After Wong’s death, his works were collected by MOMA, the Met, and other museums. The Art Gallery of Ontario held a major exhibition of his later works. Monita Wong, the artist’s mother, is chair of a foundation hoping to house Wong’s works in a new building in Edmonton that will also contain his studio—untouched since his death.
Jane Kallir writes that “the absorption of self-taught artists into the contemporary art scene also raises issues regarding appropriate standards of assessment.” Outsider artists esteemed authenticity of emotion and experience more than aesthetic value. “A lot of outsider art,” Roger Cardinal once said, “rotates around issues of personality, of asking who I am, which means going deep into the inner self of an individual.” For this reason, he suggested, scholarly consideration of outsider art could be “dangerous, provocative and damaging.” The old rubrics, moreover, benefited white men to such an extent that for Kallir, “the very notion of quality [had] become suspect.”
Kallir argues that the price of a work of art, rather than the assessment of an academic connoisseur, now determines its quality. “Savvy retailing on the part of the big auction houses and the global rise of the one percent have pumped up the value of certain artworks, turning them into branded status symbols and putative investment vehicles,” she writes.
In 2020, a small watercolor by Wong that was included in his 2018 Karma show sold at auction for $62,500. The same year, his painting The Realm of Appearances sold for $1.8 million, Shangri-La for $4.47 million. In 2022, The Night Watcher sold for almost $6 million.
The high prices have brought much-deserved attention to Wong’s work. But when I tell my husband about the spectacular price tags, he says, “Almost like NFTs,” which bothers me because the non-fungible tokens I have seen possess only speculative, and not aesthetic, value.

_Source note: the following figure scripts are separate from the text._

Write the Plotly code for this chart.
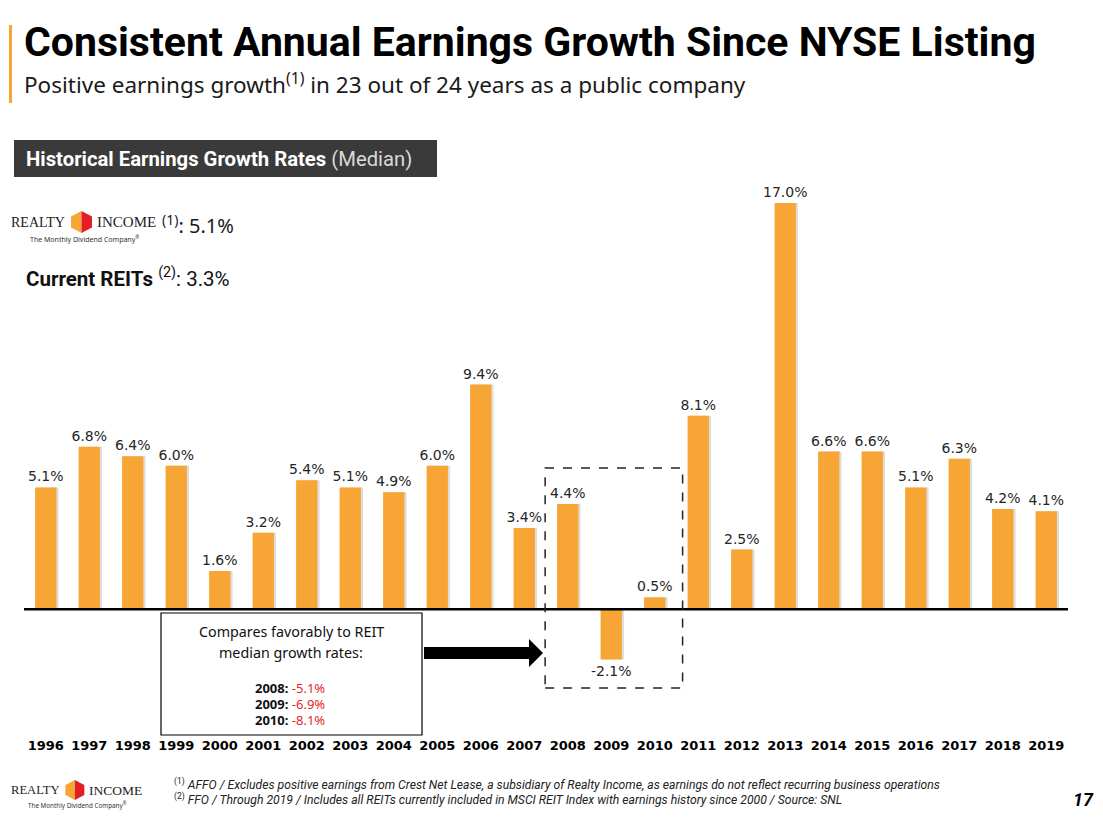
import plotly.graph_objects as go

# Realty Income median annual earnings growth (%)
years = ["1996", "1997", "1998", "1999", "2000", "2001", "2002", "2003",
         "2004", "2005", "2006", "2007", "2008", "2009", "2010", "2011",
         "2012", "2013", "2014", "2015", "2016", "2017", "2018", "2019"]
growth = [5.1, 6.8, 6.4, 6.0, 1.6, 3.2, 5.4, 5.1,
          4.9, 6.0, 9.4, 3.4, 4.4, -2.1, 0.5, 8.1,
          2.5, 17.0, 6.6, 6.6, 5.1, 6.3, 4.2, 4.1]

# REIT medians quoted in the call-out box
reit_years = ["2008", "2009", "2010"]
reit_growth = [-5.1, -6.9, -8.1]

ORANGE = "#F7A535"
RED = "#E31E26"

# page body has an 8px margin, so the figure starts at (8, 8) on screen
OFF = 8
W, H = 1095, 805
# plot area in screen pixels
PL, PR, PT, PB = 24, 1068, 179, 736
L, T = PL - OFF, PT - OFF
R, B = (OFF + W) - PR, (OFF + H) - PB


def px(x):
    # screen pixel x -> paper x
    return (x - PL) / (PR - PL)


def py(y):
    # screen pixel y (from top) -> paper y
    return (PB - y) / (PB - PT)


fig = go.Figure()

# soft drop shadow behind the bars
fig.add_trace(go.Bar(
    x=years, y=growth, width=0.49, offset=-0.245 + 0.05,
    marker=dict(color="rgba(120,120,120,0.25)", line=dict(width=0)),
    hoverinfo="skip", showlegend=False,
))

fig.add_trace(go.Bar(
    x=years, y=growth, width=0.49, offset=-0.245,
    marker=dict(color=ORANGE, line=dict(width=0)),
    text=[f"{v:.1f}%" for v in growth],
    textposition="outside", constraintext="none", cliponaxis=False,
    textfont=dict(family="DejaVu Sans", size=14, color="#262626"),
    showlegend=False,
))

shapes = []
annotations = []

# baseline
shapes.append(dict(type="line", xref="x", yref="y", x0=-0.5, x1=23.5, y0=0, y1=0,
                   line=dict(color="black", width=2.5), layer="above"))

# dashed highlight around 2008-2010
shapes.append(dict(type="rect", xref="x", yref="y", x0=11.48, x1=14.64, y0=-3.29, y1=5.91,
                   line=dict(color="#222222", width=1.5, dash="dash")))

# orange rule next to title
shapes.append(dict(type="rect", xref="paper", yref="paper",
                   x0=px(9), x1=px(12), y0=py(103), y1=py(25),
                   fillcolor=ORANGE, line=dict(width=0)))

# dark header band
shapes.append(dict(type="rect", xref="paper", yref="paper",
                   x0=px(14), x1=px(437), y0=py(177), y1=py(140),
                   fillcolor="#3A3A3A", line=dict(width=0)))

# call-out box
shapes.append(dict(type="rect", xref="paper", yref="paper",
                   x0=px(161), x1=px(422), y0=py(735), y1=py(613),
                   fillcolor="white", line=dict(color="black", width=1.2)))

# thick arrow pointing at the dashed box
arrow = [(424, 647), (529, 647), (529, 639), (543, 653), (529, 667), (529, 659), (424, 659)]
path = "M " + " L ".join(f"{px(a):.5f},{py(b):.5f}" for a, b in arrow) + " Z"
shapes.append(dict(type="path", xref="paper", yref="paper", path=path,
                   fillcolor="black", line=dict(width=0)))


def add_text(x, y, text, size, family="Noto Sans", color="#1a1a1a", xanchor="left"):
    annotations.append(dict(x=px(x), y=py(y), xref="paper", yref="paper", text=text,
                            showarrow=False, xanchor=xanchor, yanchor="middle",
                            font=dict(family=family, size=size, color=color)))


def add_logo(x, y, s):
    # simple Realty Income wordmark: REALTY [cube] INCOME + tagline
    add_text(x + 52 * s, y, "REALTY", 14 * s, "Liberation Serif", "#222222", "right")
    cx = x + 66.5 * s
    hw, hh = 10.5 * s, 11 * s
    left = [(cx, y - hh), (cx - hw, y - hh / 2), (cx - hw, y + hh / 2), (cx, y + hh)]
    right = [(cx, y - hh), (cx + hw, y - hh / 2), (cx + hw, y + hh / 2), (cx, y + hh)]
    for pts, col in ((left, ORANGE), (right, RED)):
        p = "M " + " L ".join(f"{px(a):.5f},{py(b):.5f}" for a, b in pts) + " Z"
        shapes.append(dict(type="path", xref="paper", yref="paper", path=p,
                           fillcolor=col, line=dict(width=0)))
    add_text(x + 80 * s, y, "INCOME", 15 * s, "Liberation Serif", "#222222", "left")
    add_text(x + 69 * s, y + 17 * s, "The Monthly Dividend Company<sup>®</sup>", 7 * s,
             "Noto Sans", "#333333", "center")


# title block
add_text(22, 42, "<b>Consistent Annual Earnings Growth Since NYSE Listing</b>", 41,
         "Roboto", "black")
add_text(22, 84, "Positive earnings growth<sup>(1)</sup> in 23 out of 24 years as a public company",
         22.5, "Noto Sans", "#1a1a1a")
add_text(24, 159, "<b>Historical Earnings Growth Rates</b> "
         "<span style='color:#d9d9d9'>(Median)</span>", 20.3, "Roboto", "white")

# median summary
add_logo(15, 222, 1.0)
add_text(160, 225, "<sup>(1)</sup>: 5.1%", 20, "Noto Sans", "#1a1a1a")
add_text(24, 277, "<b>Current REITs</b> <sup>(2)</sup>: 3.3%", 20.5, "Roboto", "#111111")

# call-out text
add_text(291, 631, "Compares favorably to REIT", 14.3, "Noto Sans", "#111111", "center")
add_text(291, 652, "median growth rates:", 14.3, "Noto Sans", "#111111", "center")
for i, (yr, v) in enumerate(zip(reit_years, reit_growth)):
    add_text(290, 688 + 16 * i,
             f"<b>{yr}:</b> <span style='color:#E8251F'>{v:.1f}%</span>",
             13, "Noto Sans", "#111111", "center")

# footer
add_logo(15, 790, 0.9)
add_text(172, 784, "<sup>(1)</sup> <i>AFFO / Excludes positive earnings from Crest Net Lease, "
         "a subsidiary of Realty Income, as earnings do not reflect recurring business operations</i>",
         12.2, "Roboto", "#222222")
add_text(172, 799, "<sup>(2)</sup> <i>FFO / Through 2019 / Includes all REITs currently included "
         "in MSCI REIT Index with earnings history since 2000 / Source: SNL</i>",
         12.2, "Roboto", "#222222")
add_text(1096, 800, "<b><i>17</i></b>", 18, "Roboto", "black", "right")

fig.update_layout(
    width=W, height=H,
    margin=dict(l=L, r=R, t=T, b=B),
    barmode="overlay",
    plot_bgcolor="white", paper_bgcolor="white",
    xaxis=dict(type="category", range=[-0.5, 23.5], showgrid=False, zeroline=False,
               showline=False, ticks="",
               tickfont=dict(family="DejaVu Sans", size=13, color="black", weight="bold")),
    yaxis=dict(range=[-5.3, 18.0], visible=False, showgrid=False, zeroline=False),
    shapes=shapes,
    annotations=annotations,
)

fig.write_html("out.html")
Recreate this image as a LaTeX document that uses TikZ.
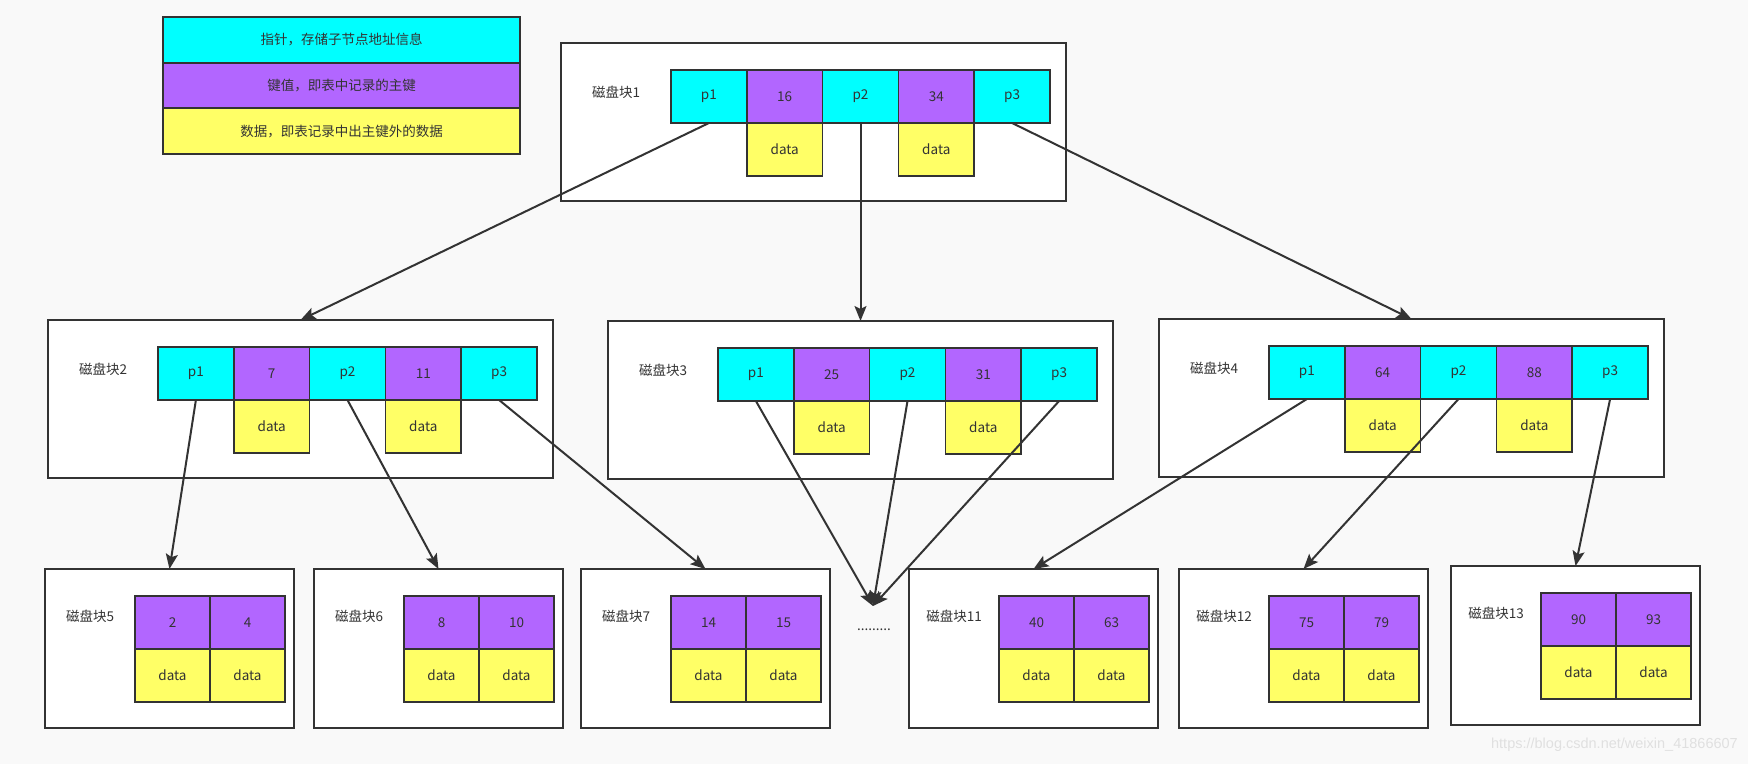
\documentclass[tikz,border=0pt]{standalone}
\usepackage{fontspec}
\setmainfont{Noto Sans CJK SC}
\newfontfamily\wmfont{Liberation Sans}
\usetikzlibrary{arrows.meta}
\definecolor{ccyan}{HTML}{00FFFF}
\definecolor{cpurple}{HTML}{B266FF}
\definecolor{cyellow}{HTML}{FFFF66}
\definecolor{cline}{HTML}{333333}
\definecolor{cbg}{HTML}{F9F9F9}
\definecolor{cwm}{HTML}{E0E0E0}
\tikzset{
  txt/.style={text=cline, font=\fontsize{13.5}{16}\selectfont},
  cellbase/.style={txt, draw=cline, line width=1.6pt, rectangle, anchor=north west, inner sep=0pt, outer sep=0pt},
  ptrcell/.style={cellbase, fill=ccyan, minimum width=75.8pt, minimum height=53pt},
  keycell/.style={cellbase, fill=cpurple, minimum width=75.8pt, minimum height=53pt},
  datcell/.style={cellbase, fill=cyellow, minimum width=75.8pt, minimum height=53pt},
  lkeycell/.style={cellbase, fill=cpurple, minimum width=75pt, minimum height=53pt},
  ldatcell/.style={cellbase, fill=cyellow, minimum width=75pt, minimum height=53pt},
  blockbox/.style={draw=cline, line width=1.8pt, fill=white, rectangle, anchor=north west, inner sep=0pt, outer sep=0pt},
  blabel/.style={txt},
  legrow/.style={cellbase, line width=2pt, minimum width=357pt, minimum height=45.7pt},
  arr/.style={draw=cline, line width=2pt, -{Stealth[length=15pt,width=12pt,inset=3pt]}}
}
\newcommand\innerblk[6]{%
  \node[blockbox, minimum width=505pt, minimum height=158pt] (#1) at (#2,#3) {};
  \node[blabel] (#1lab) at ({#2+55},{#3+49}) {磁盘块#4};
  \node[ptrcell] (#1p1) at ({#2+110},{#3+27}) {p1};
  \node[keycell] (#1k1) at ({#2+185.8},{#3+27}) {#5};
  \node[ptrcell] (#1p2) at ({#2+261.6},{#3+27}) {p2};
  \node[keycell] (#1k2) at ({#2+337.4},{#3+27}) {#6};
  \node[ptrcell] (#1p3) at ({#2+413.2},{#3+27}) {p3};
  \node[datcell] (#1d1) at ({#2+185.8},{#3+80}) {data};
  \node[datcell] (#1d2) at ({#2+337.4},{#3+80}) {data};
}
\newcommand\leafblk[6]{%
  \node[blockbox, minimum width=249pt, minimum height=159pt] (#1) at (#2,#3) {};
  \node[blabel] (#1lab) at ({#2+45},{#3+47}) {磁盘块#4};
  \node[lkeycell] (#1k1) at ({#2+90},{#3+27}) {#5};
  \node[lkeycell] (#1k2) at ({#2+165},{#3+27}) {#6};
  \node[ldatcell] (#1d1) at ({#2+90},{#3+80}) {data};
  \node[ldatcell] (#1d2) at ({#2+165},{#3+80}) {data};
}
\begin{document}
\begin{tikzpicture}[x=1pt,y=-1pt]
\fill[cbg] (0,0) rectangle (1748,764);
\useasboundingbox (0,0) rectangle (1748,764);
% legend
\node[legrow, fill=ccyan] (leg1) at (163,17) {指针，存储子节点地址信息};
\node[legrow, fill=cpurple] (leg2) at (163,62.7) {键值，即表中记录的主键};
\node[legrow, fill=cyellow] (leg3) at (163,108.4) {数据，即表记录中出主键外的数据};
% internal blocks
\innerblk{b1}{561}{43}{1}{16}{34}
\innerblk{b2}{48}{320}{2}{7}{11}
\innerblk{b3}{608}{321}{3}{25}{31}
\innerblk{b4}{1159}{319}{4}{64}{88}
% leaves
\leafblk{b5}{45}{569}{5}{2}{4}
\leafblk{b6}{314}{569}{6}{8}{10}
\leafblk{b7}{581}{569}{7}{14}{15}
\leafblk{b11}{909}{569}{11}{40}{63}
\leafblk{b12}{1179}{569}{12}{75}{79}
\leafblk{b13}{1451}{566}{13}{90}{93}
% dots
\coordinate (conv) at (873,606);
\node[txt, inner sep=0pt] (dots) at (874,630) {.........};
% connectors
\draw[arr] (b1p1.south) -- (b2.north);
\draw[arr] (b1p2.south) -- (b3.north);
\draw[arr] (b1p3.south) -- (b4.north);
\draw[arr] (b2p1.south) -- (b5.north);
\draw[arr] (b2p2.south) -- (b6.north);
\draw[arr] (b2p3.south) -- (b7.north);
\draw[arr] (b3p1.south) -- (conv);
\draw[arr] (b3p2.south) -- (conv);
\draw[arr] (b3p3.south) -- (conv);
\draw[arr] (b4p1.south) -- (b11.north);
\draw[arr] (b4p2.south) -- (b12.north);
\draw[arr] (b4p3.south) -- (b13.north);
% watermark
\node[text=cwm, font=\wmfont\fontsize{14.5}{17}\selectfont, anchor=east, inner sep=0pt] (wm) at (1738,745) {https://blog.csdn.net/weixin\_41866607};
\end{tikzpicture}
\end{document}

I can only hope that Wong, who shared so much of his art for free to anyone willing to scroll through it, would be pleased that it is now being sold at auction and hanging on museum walls. His work has arrived; it has made it to the inner sanctum of the art world.
“I do believe there is an inherent loneliness or melancholy to much of contemporary life,” Wong said in a 2018 interview, “and on a broader level, I feel my work speaks to this quality in addition to being a reflection of my thoughts, fascinations and impulses.” The art Wong made breaks rules and pushes boundaries. To his artistic process, he brought the whole of himself, but particularly his bright, humane, neurodivergent, achingly beautiful mind. Wong’s paintings were made in the pursuit of a pure creative experience—duende or something like it—even if he also wanted commercial success. Those who spend some time with his paintings, even just online, might sense a prickle on the back of the neck or a flutter of breath—fleeting experiences that Wong himself felt and then transmitted to us. We get to walk in his shoes, “register virtually everything … in terms of a painterly effect,” which allows us to feel our common humanity, no matter how different we are from one another. And if that isn’t the best way to value art, I don’t know what is.
The exhibit Matthew Wong: The Realm of Appearances will be on display at the Dallas Museum of Art from October 16, 2022, through February 19, 2023.